Other plating finishes are used, most commonly gold. However, copper and gold tend to undergo solid state diffusion into each other (with copper doing so at a faster rate); the process is accelerated by increased temperature. Copper on a trace surface oxidizes, resulting in increased contact resistance (copper migrating into the gold can cause the gold to tarnish and corrode).
This can be minimized by plating a barrier layer between the copper and gold. Nickel is commonly used as a barrier layer to prevent the gold migrating into the copper on the tracks. (The nickel barrier helps to reduce both the number and the effect of pores compared with plating gold directly over the copper base.)
The nickel protective coating provides several benefits. It serves as a backing to the gold for extra hardness as well as providing an effective diffusion barrier layer between gold and copper. The nickel/gold provides a finish that is heat and corrosion resistant, environmentally stable, wire solderable and durable (the nickel underplate enhances the wear characteristics of gold) albeit at a higher cost than simple solder finishes.
Traditionally, nickel/gold plating has been applied over copper tracks used for keyboard contacts or edge fingers to provide the conductive, corrosion resistant coating. This approach provides benefits for soldering, but at higher frequencies the presence of the nickel layer can produce additional loss due to skin effect.
The skin effect
Skin effect refers to the phenomenon where electromagnetic fields (and hence the current) decay rapidly with depth inside a conductor.
The diagram above graphs the amplitude of magnetic field against depth (z) into a conductor and shows the variation of the amplitude of magnetic field Hy in the z-direction where H0 is the amplitude at the conductor surface. As a consequence of Ampere's Law in a conductor, a conduction current is associated with Hy. This current will be perpendicular to Hy. Thus there is a conduction current of density Jx, (where J0 is the current density at the surface) whose amplitude will vary in the same manner as that for Hy. The distance d is the value of z at which |Jx| = J0/e. This is also the same value at which the rectangular area dJ0 in the diagram equals the area under the exponential curve. d is known as the Skin Depth.
This means that most current at high frequencies flows in the outside of the conductor (in a very narrow skin on the conductor — hence the name), which in the case of nickel plated copper concentrates most of the current in the relatively lossy nickel.
Nickel is a ferromagnetic material and its magnetic permeability results in a higher skin effect resistance than that of copper. In other words the skin-effect resistance on the upper (nickel plated) surface of the trace will be much higher than that of the (copper) core side. Additionally, copper's resistivity (at room temperature) is 1.7 x 10-8 ohm metre, with that of nickel over four times greater at 7 x 10-8 ohm metre.
Current distribution at high frequencies
At low frequencies current in a conductor follows the path of least resistance, at high frequencies it follows the path of least inductance (inductive impedance increases with frequency). At high frequencies the distribution of current around the pcb trace is largely unaffected by the difference in skin effect resistance of the different trace metals.
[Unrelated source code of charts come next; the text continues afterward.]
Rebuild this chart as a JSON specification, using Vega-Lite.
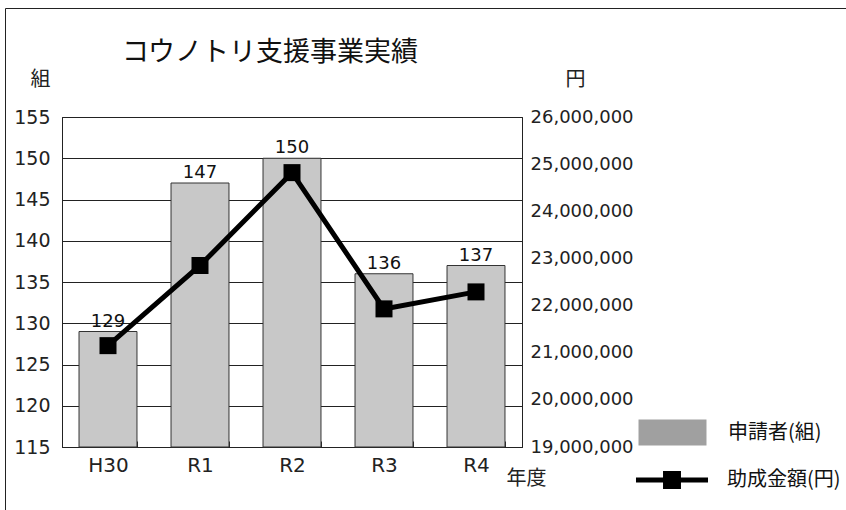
{
  "$schema": "https://vega.github.io/schema/vega-lite/v6.json",
  "width": 460,
  "height": 330,
  "autosize": {"type": "none"},
  "padding": {"left": 62, "top": 117, "right": 324, "bottom": 63},
  "background": "white",
  "config": {
    "font": "DejaVu Sans",
    "view": {"stroke": "#222", "strokeWidth": 1},
    "legend": {
      "orient": "none",
      "legendX": 597,
      "title": null,
      "padding": 0,
      "labelOffset": 42,
      "labelFontSize": 20,
      "labelFont": "Noto Sans CJK JP",
      "labelColor": "#111",
      "symbolSize": 676,
      "symbolOpacity": 1
    }
  },
  "title": {
    "text": "コウノトリ支援事業実績",
    "anchor": "start",
    "frame": "group",
    "dx": 60,
    "offset": -59,
    "font": "Noto Sans CJK JP",
    "fontSize": 27,
    "fontWeight": "normal",
    "color": "#111"
  },
  "data": {
    "values": [
      {"year": "H30", "count": 129, "amount": 21150000},
      {"year": "R1", "count": 147, "amount": 22850000},
      {"year": "R2", "count": 150, "amount": 24820000},
      {"year": "R3", "count": 136, "amount": 21930000},
      {"year": "R4", "count": 137, "amount": 22290000}
    ]
  },
  "encoding": {
    "x": {
      "field": "year",
      "type": "nominal",
      "sort": null,
      "scale": {"paddingInner": 0.37, "paddingOuter": 0.185},
      "axis": {
        "labelAngle": 0,
        "labelFontSize": 20,
        "labelColor": "#222",
        "labelPadding": 14,
        "domainColor": "#222",
        "ticks": true,
        "tickBand": "extent",
        "tickSize": -6,
        "tickColor": "#222",
        "title": "年度",
        "titleFont": "Noto Sans CJK JP",
        "titleFontSize": 20,
        "titleFontWeight": "normal",
        "titleColor": "#222",
        "titleX": 464,
        "titleY": 31,
        "titleAlign": "center",
        "titleBaseline": "middle"
      }
    }
  },
  "layer": [
    {
      "layer": [
        {
          "mark": {"type": "bar", "color": "#c8c8c8", "stroke": "#333", "strokeWidth": 1},
          "encoding": {
            "y": {
              "field": "count",
              "type": "quantitative",
              "scale": {"domain": [115, 155]},
              "axis": {
                "orient": "left",
                "values": [115, 120, 125, 130, 135, 140, 145, 150, 155],
                "grid": true,
                "gridColor": "#222",
                "gridWidth": 1,
                "ticks": false,
                "domainColor": "#222",
                "labelFontSize": 19,
                "labelColor": "#222",
                "labelPadding": 12,
                "title": "組",
                "titleFont": "Noto Sans CJK JP",
                "titleAngle": 0,
                "titleX": -22,
                "titleY": -38,
                "titleAlign": "center",
                "titleBaseline": "middle",
                "titleFontSize": 20,
                "titleFontWeight": "normal",
                "titleColor": "#222"
              }
            },
            "y2": {"datum": 115}
          }
        },
        {
          "data": {"values": []},
          "mark": {"type": "point", "filled": true, "color": "#a0a0a0", "stroke": "#333333", "strokeWidth": 1},
          "encoding": {
            "opacity": {
              "datum": "申請者(組)",
              "type": "nominal",
              "scale": {"range": [1, 1]},
              "legend": {
                "legendY": 302,
                "symbolType": "M-2.615,-1H2.615V1H-2.615Z",
                "symbolFillColor": "#a0a0a0",
                "symbolStrokeColor": "#333333",
                "symbolStrokeWidth": 1
              }
            }
          }
        },
        {
          "mark": {"type": "text", "baseline": "bottom", "dy": -1, "color": "#111"},
          "encoding": {
            "y": {"field": "count", "type": "quantitative"},
            "text": {"field": "count", "type": "quantitative"},
            "size": {
              "datum": "枠",
              "type": "nominal",
              "scale": {"range": [18, 18]},
              "legend": {
                "legendX": -57,
                "legendY": -109,
                "padding": 470,
                "strokeColor": "#222222",
                "symbolOpacity": 0,
                "labelOpacity": 0,
                "labelFontSize": 1,
                "symbolSize": 1
              }
            }
          }
        }
      ]
    },
    {
      "layer": [
        {
          "mark": {"type": "line", "color": "#000000", "strokeWidth": 5}
        },
        {
          "mark": {"type": "point", "shape": "square", "color": "#000000", "filled": true, "size": 289},
          "encoding": {
            "opacity": {
              "datum": "助成金額(円)",
              "type": "nominal",
              "scale": {"range": [1, 1]},
              "legend": {
                "legendY": 350,
                "symbolType": "M-2.77,-0.19H2.77V0.19H-2.77Z M-0.69,-0.69H0.69V0.69H-0.69Z",
                "symbolFillColor": "#000000",
                "symbolStrokeColor": "#000000",
                "symbolStrokeWidth": 0
              }
            }
          }
        }
      ],
      "encoding": {
        "y": {
          "field": "amount",
          "type": "quantitative",
          "scale": {"domain": [19000000, 26000000]},
          "axis": {
            "orient": "right",
            "values": [19000000, 20000000, 21000000, 22000000, 23000000, 24000000, 25000000, 26000000],
            "format": ",d",
            "grid": false,
            "ticks": false,
            "domainColor": "#222",
            "labelFontSize": 18,
            "labelColor": "#222",
            "labelPadding": 8,
            "title": "円",
            "titleFont": "Noto Sans CJK JP",
            "titleAngle": 0,
            "titleX": 53,
            "titleY": -38,
            "titleAlign": "center",
            "titleBaseline": "middle",
            "titleFontSize": 20,
            "titleFontWeight": "normal",
            "titleColor": "#222"
          }
        }
      }
    }
  ],
  "resolve": {
    "scale": {"y": "independent", "opacity": "independent"},
    "legend": {"opacity": "independent"}
  }
}
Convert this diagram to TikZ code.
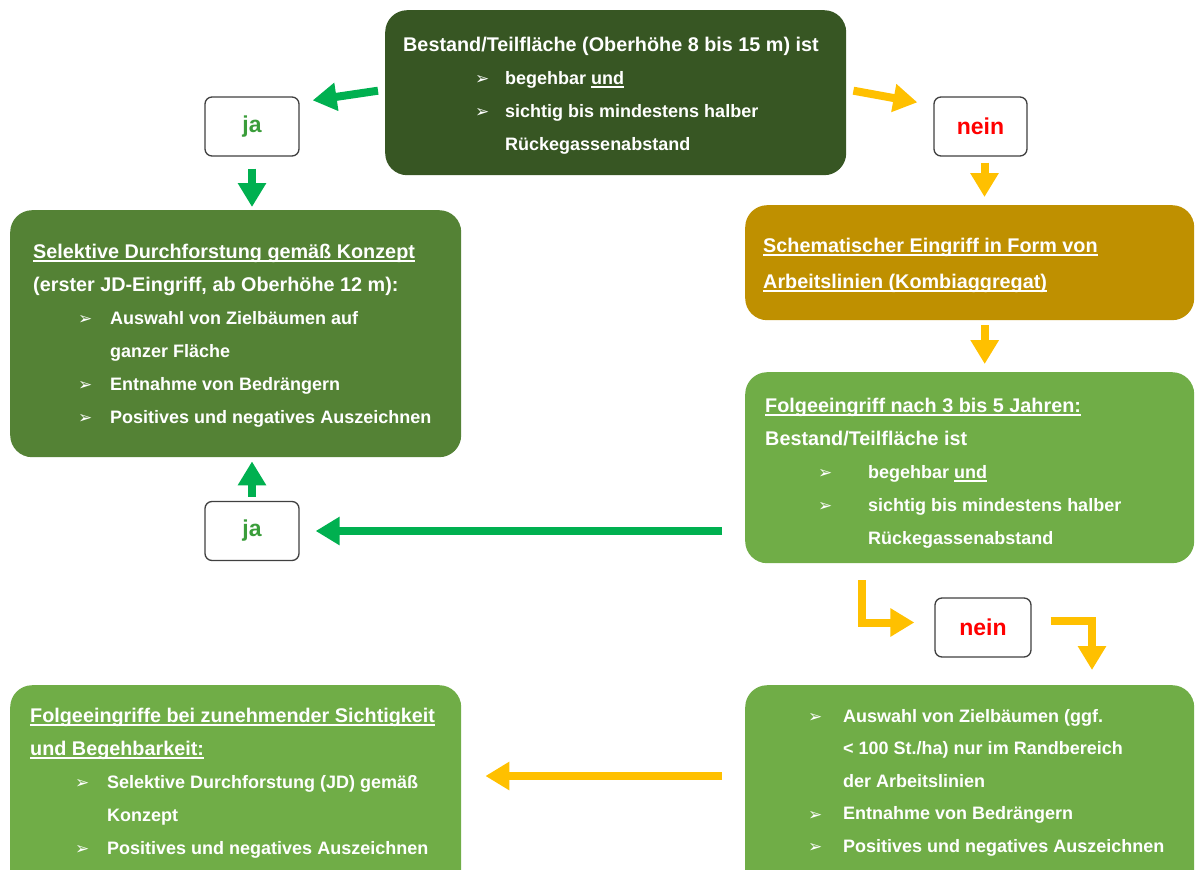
\documentclass[tikz,border=0pt]{standalone}
\usepackage{fontspec}
\setmainfont{Liberation Sans}
\newfontfamily\symfont{DejaVu Sans}
\usepackage{xcolor}
\usetikzlibrary{arrows.meta,positioning,calc}

\definecolor{stdark}{HTML}{375623}
\definecolor{stmid}{HTML}{548235}
\definecolor{stlight}{HTML}{70AD47}
\definecolor{stgold}{HTML}{BF9000}
\definecolor{argreen}{HTML}{00B050}
\definecolor{aryellow}{HTML}{FFC000}
\definecolor{jagreen}{HTML}{3A9D3A}

\newlength{\ulnwd}
\newcommand{\uln}[1]{\settowidth{\ulnwd}{#1}\rlap{\rule[-3.5pt]{\ulnwd}{1.4pt}}#1}
\newcommand{\bul}[1]{\makebox[#1][l]{\raisebox{-0.5pt}{\symfont\fontsize{17}{17}\selectfont ➢}}}
\newcommand{\topln}{\rule{0pt}{20pt}}
\newcommand{\hd}{\fontsize{19.8}{33}\selectfont}

\begin{document}
\begin{tikzpicture}[
    x=1pt, y=-1pt,
    stage/.style={rectangle, rounded corners=22pt, inner sep=0pt, anchor=north west},
    answer/.style={rectangle, draw=black!75, line width=1.3pt, fill=white, rounded corners=7pt, minimum width=94pt, minimum height=59pt, font=\bfseries\fontsize{23}{23}\selectfont},
    txt/.style={text=white, align=left, inner sep=0pt, anchor=north west, font=\bfseries\fontsize{18}{33}\selectfont},
    garrow/.style={draw=argreen, line width=8pt, -{Triangle[width=27pt,length=24pt]}},
    yarrow/.style={draw=aryellow, line width=8pt, -{Triangle[width=27pt,length=24pt]}}
]
    \useasboundingbox (0,0) rectangle (1195,870);
    \clip (0,0) rectangle (1195,870);

    % Boxes
    \node[stage, fill=stdark, minimum width=461pt, minimum height=165pt] (check) at (385,10) {};
    \node[stage, fill=stmid, minimum width=451pt, minimum height=247pt] (selektiv) at (10,210) {};
    \node[stage, fill=stgold, minimum width=449pt, minimum height=115pt] (schema) at (745,205) {};
    \node[stage, fill=stlight, minimum width=449pt, minimum height=191pt] (folge) at (745,372) {};
    \node[stage, fill=stlight, minimum width=449pt, minimum height=210pt] (auswahl) at (745,685) {};
    \node[stage, fill=stlight, minimum width=451pt, minimum height=210pt] (spaeter) at (10,685) {};

    % Answers
    \node[answer, text=jagreen] (ja1) at (252,126.5) {ja};
    \node[answer, text=jagreen] (ja2) at (252,531) {ja};
    \node[answer, text=red, minimum width=93pt] (nein1) at (980.5,126.5) {nein};
    \node[answer, text=red, minimum width=96pt] (nein2) at (983,627.5) {nein};

    % Texts (first baseline 20pt below the node top)
    \node[txt] (checkText) at ($(check.north west)+(18,21)$) {%
        \topln{\hd Bestand/Teilfläche (Oberhöhe 8 bis 15 m) ist}\\
        \hspace*{72pt}\bul{30pt}begehbar \uln{und}\\
        \hspace*{72pt}\bul{30pt}sichtig bis mindestens halber\\
        \hspace*{102pt}Rückegassenabstand};
    \node[txt] (selektivText) at ($(selektiv.north west)+(23,28)$) {%
        \topln{\hd\uln{Selektive Durchforstung gemäß Konzept}}\\
        {\hd (erster JD-Eingriff, ab Oberhöhe 12 m):}\\
        \hspace*{45pt}\bul{32pt}Auswahl von Zielbäumen auf\\
        \hspace*{77pt}ganzer Fläche\\
        \hspace*{45pt}\bul{32pt}Entnahme von Bedrängern\\
        \hspace*{45pt}\bul{32pt}Positives und negatives Auszeichnen};
    \node[txt, font=\bfseries\fontsize{19.8}{36}\selectfont] (schemaText) at ($(schema.north west)+(18,27)$) {%
        \topln\uln{Schematischer Eingriff in Form von}\\
        \uln{Arbeitslinien (Kombiaggregat)}};
    \node[txt] (folgeText) at ($(folge.north west)+(20,20)$) {%
        \topln{\hd\uln{Folgeeingriff nach 3 bis 5 Jahren:}}\\
        {\hd Bestand/Teilfläche ist}\\
        \hspace*{53pt}\bul{50pt}begehbar \uln{und}\\
        \hspace*{53pt}\bul{50pt}sichtig bis mindestens halber\\
        \hspace*{103pt}Rückegassenabstand};
    \node[txt, font=\bfseries\fontsize{18}{32.5}\selectfont] (auswahlText) at ($(auswahl.north west)+(63,17)$) {%
        \topln\bul{35pt}Auswahl von Zielbäumen (ggf.\\
        \hspace*{35pt}< 100 St./ha) nur im Randbereich\\
        \hspace*{35pt}der Arbeitslinien\\
        \bul{35pt}Entnahme von Bedrängern\\
        \bul{35pt}Positives und negatives Auszeichnen};
    \node[txt] (spaeterText) at ($(spaeter.north west)+(20,17)$) {%
        \topln{\hd\uln{Folgeeingriffe bei zunehmender Sichtigkeit}}\\
        {\hd\uln{und Begehbarkeit:}}\\
        \hspace*{45pt}\bul{32pt}Selektive Durchforstung (JD) gemäß\\
        \hspace*{77pt}Konzept\\
        \hspace*{45pt}\bul{32pt}Positives und negatives Auszeichnen};

    % Arrows - ja
    \draw[garrow] ($(check.west)+(-7,-2)$) -- ($(ja1.north east)+(13,4)$);
    \draw[garrow] ([yshift=-12pt]ja1.south) -- ([yshift=3pt]ja1.south |- selektiv.north);
    \draw[garrow] ([xshift=-23pt]ja2.east -| folge.west) -- ([xshift=16pt]ja2.east);
    \draw[garrow] ([yshift=4pt]ja2.north) -- ([yshift=-4pt]ja2.north |- selektiv.south);

    % Arrows - nein
    \draw[yarrow] ($(check.east)+(7,-2)$) -- ($(nein1.north west)+(-16,6)$);
    \draw[yarrow] ([xshift=4pt,yshift=-6pt]nein1.south) -- ([xshift=4pt,yshift=8pt]nein1.south |- schema.north);
    \draw[yarrow] ([xshift=15pt,yshift=-5pt]schema.south) -- ([xshift=15pt,yshift=8pt]schema.south |- folge.north);
    \draw[yarrow] ($(folge.south west)+(117,17)$) |- ($(nein2.west)+(-20,-5)$);
    \draw[yarrow] ($(nein2.east)+(19,-7)$) -| ($(auswahl.north west)+(347,-15)$);
    \draw[yarrow] ($(auswahl.north west)+(-23,91)$) -- ($(spaeter.north east)+(24,91)$);
\end{tikzpicture}
\end{document}
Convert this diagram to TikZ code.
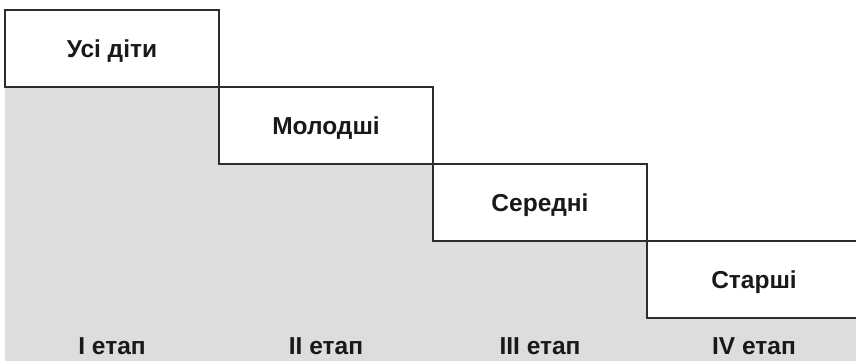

Resistive trace loss in nickel will be several times that in copper (in the region of three times as great at frequencies around 1GHz). Resistive loss in a conductor causes a rising slope in a TDR waveform. Any series resistance will appear as a ramp in the TDR waveform with impedance increasing linearly with distance. Series resistance simply adds to the characteristic impedance over the length of the waveform. The DC resistance of the trace combines with the high frequency skin effect to reduce the effective cross-sectional area of the trace.
(In some items of TDR measuring equipment, series loss can be compensated for by adjusting the slope of the waveform by a specified number of ohms/horizontal unit. This cancels out the series resistance leaving the true characteristic impedance displayed. The Polar Controlled Impedance Test System provides compensation for this effect. Series loss may be distinguished from the case of a slightly tapered track by testing from both ends of the trace. In the case of series loss the impedance waveform will appear to have the same rising slope when tested from either end.)
Selective nickel plating
The cost of nickel plating, then, is a reduction in usable pcb trace length. The effective usable length of a PCB trace at high frequencies is roughly inversely proportional to the resistive trace loss. At or around 1GHz nickel plating a PCB microstrip trace reduces the useful length of the trace by a factor of three.
The effect can be minimised by selective plating with nickel and gold, arranging that only pads and edge contacts of the circuit are plated.